Par Dr Jaouad Mabrouki
Le phénomène du harcèlement est souvent abordé sous l’angle de la victime, focalisant sur la souffrance morale et psychologique qu’elle endure. Pourtant, une lecture psychanalytique révèle des dynamiques plus complexes, impliquant à la fois le harcelé et le harceleur dans un jeu émotionnel paradoxal, où douleur et plaisir s’entrelacent intimement.
Une approche psychanalytique : de la prise de conscience à la modulation
La psychanalyse invite à une démarche d’analyse, de remise en question et de prise de conscience, permettant ensuite de corriger et d’adapter les comportements. Dans le contexte du harcèlement, l’enjeu est profondément émotionnel : douleur et plaisir sont indissociablement liés. En effet, il n’y a pas de plaisir sans douleur, ni de douleur sans plaisir.
Le harcelé ressent une douleur intense tout en cherchant à éprouver du plaisir ou un apaisement. À l’inverse, le harceleur éprouve du plaisir — souvent lié au pouvoir ou à la domination — pour fuir sa propre douleur psychique. Ces deux dynamiques, apparemment opposées, s’entremêlent et s’alimentent mutuellement.
Les cicatrices invisibles : douleur et plasticité cérébrale
La douleur émotionnelle scarifie le cerveau, créant des circuits nerveux spécifiques qui renforcent la souffrance. Ces cicatrices psychiques sont durables, mais la prise en charge bienveillante, empathique et aimante peut favoriser une neuromodulation cérébrale, permettant au harcelé comme au harceleur de se reconstruire.
Le harcèlement dans l’imaginaire collectif : une vision partielle
Dans notre imaginaire culturel, le harcèlement se résume souvent à la victime souffrante, isolée dans son sentiment d’injustice, d’humiliation et d’impuissance. Cette vision oublie la souffrance du harceleur, qui, bien que paradoxal, est souvent aussi douloureusement affecté. Le harceleur souffre d’une frustration psychique profonde et cherche à exercer un pouvoir pour apaiser ses propres blessures intérieures.
Cela ne légitime en rien ses actes, mais souligne que les deux protagonistes ont besoin d’aide, de bienveillance et d’empathie pour sortir de ce cercle vicieux.
Pourquoi le silence perdure-t-il chez les victimes comme chez les auteurs ?
Le harcèlement trouve souvent ses racines dans le milieu familial, avant de se prolonger à l’école. Plusieurs facteurs expliquent la difficulté à briser le silence :
Au sein de la famille : L’enfant harcelé subit des remarques hostiles répétées de la part de ses parents, qui le comparent défavorablement à d’autres enfants ou le rabaissent. Cette situation apprend à l’enfant à accepter la souffrance et le silence, d’autant plus que toute tentative de révolte est réprimée.
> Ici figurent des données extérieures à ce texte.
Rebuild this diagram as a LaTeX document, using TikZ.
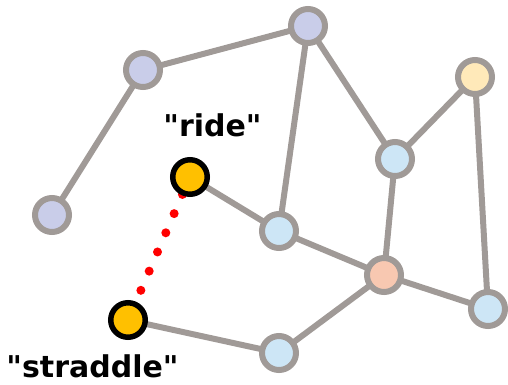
\documentclass[tikz,border=0pt]{standalone}
\usepackage{fontspec}
\newfontfamily\lblfont{DejaVu Sans}
\usetikzlibrary{calc}
\definecolor{edgegray}{HTML}{A09A97}
\definecolor{lav}{HTML}{C9CDE9}
\definecolor{lblue}{HTML}{CDE6F6}
\definecolor{salmon}{HTML}{F8C8B1}
\definecolor{cream}{HTML}{FFE9B9}
\definecolor{gold}{HTML}{FFC000}
\begin{document}
\begin{tikzpicture}[x=1pt,y=-1pt,
  vert/.style={circle,draw=edgegray,line width=6pt,minimum size=34pt,inner sep=0pt},
  hot/.style={circle,draw=black,line width=5.5pt,fill=gold,minimum size=34.5pt,inner sep=0pt},
  edge/.style={draw=edgegray,line width=6pt},
  lbl/.style={font=\lblfont\bfseries\fontsize{30}{32}\selectfont,anchor=base,inner sep=0pt}]
\useasboundingbox (0,0) rectangle (508,384);
\coordinate (A) at (52,215);
\coordinate (B) at (143,70);
\coordinate (C) at (308,26);
\coordinate (D) at (475,77);
\coordinate (E) at (395,159);
\coordinate (F) at (190,177);
\coordinate (G) at (279,231);
\coordinate (H) at (384,275);
\coordinate (I) at (488,309);
\coordinate (J) at (128,320);
\coordinate (K) at (279,353);
\foreach \a/\b in {A/B,B/C,C/G,C/E,E/D,E/H,D/I,F/G,G/H,H/I,H/K,K/J}
  \draw[edge] (\a) -- (\b);
\draw[red,line width=9pt,line cap=round,dash pattern=on 0pt off 20.9pt]
  ($(F)!19pt!(J)$) -- ($(J)!32pt!(F)$);
\node[vert,fill=lav] (nA) at (A) {};
\node[vert,fill=lav] (nB) at (B) {};
\node[vert,fill=lav] (nC) at (C) {};
\node[vert,fill=cream] (nD) at (D) {};
\node[vert,fill=lblue] (nE) at (E) {};
\node[hot] (nF) at (F) {};
\node[vert,fill=lblue] (nG) at (G) {};
\node[vert,fill=salmon] (nH) at (H) {};
\node[vert,fill=lblue] (nI) at (I) {};
\node[hot] (nJ) at (J) {};
\node[vert,fill=lblue] (nK) at (K) {};
\node[lbl] (tride) at (212.5,136.7) {"ride"};
\node[lbl] (tstr) at (92.5,377) {"straddle"};
\end{tikzpicture}
\end{document}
Entre frères et sœurs : La rivalité pour attirer l’attention parentale peut engendrer des moqueries cruelles et des surnoms humiliants. Les enfants imitent souvent les comportements des parents, qui eux-mêmes peuvent être harceleurs. Souvent, ces comportements ne sont ni sanctionnés ni expliqués, perpétuant ainsi un climat de violence silencieuse.
Au sein de la famille élargie : Oncles, tantes ou autres membres peuvent se moquer d’un enfant, et les parents, au lieu d’intervenir, minimisent ou rient de ces moqueries, renforçant le sentiment d’abandon de l’enfant.
À l’école : Les enseignants peuvent, parfois involontairement, contribuer au harcèlement par des remarques humiliantes qui deviennent le point de départ d’une persécution par les pairs.
Ainsi, le harcèlement s’installe dans une normalité perverse où harceler et être harcelé deviennent des rôles appris et reproduits, principalement par imitation des adultes référents.
Comprendre le harcèlement sous un angle psychanalytique permet de dépasser les apparences et d’appréhender les souffrances croisées du harcelé et du harceleur. Cette compréhension ouvre la voie à une prise en charge empathique, qui favorise la neuromodulation et la reconstruction psychique, essentielle pour briser le cycle de la violence et restaurer des relations humaines plus saines.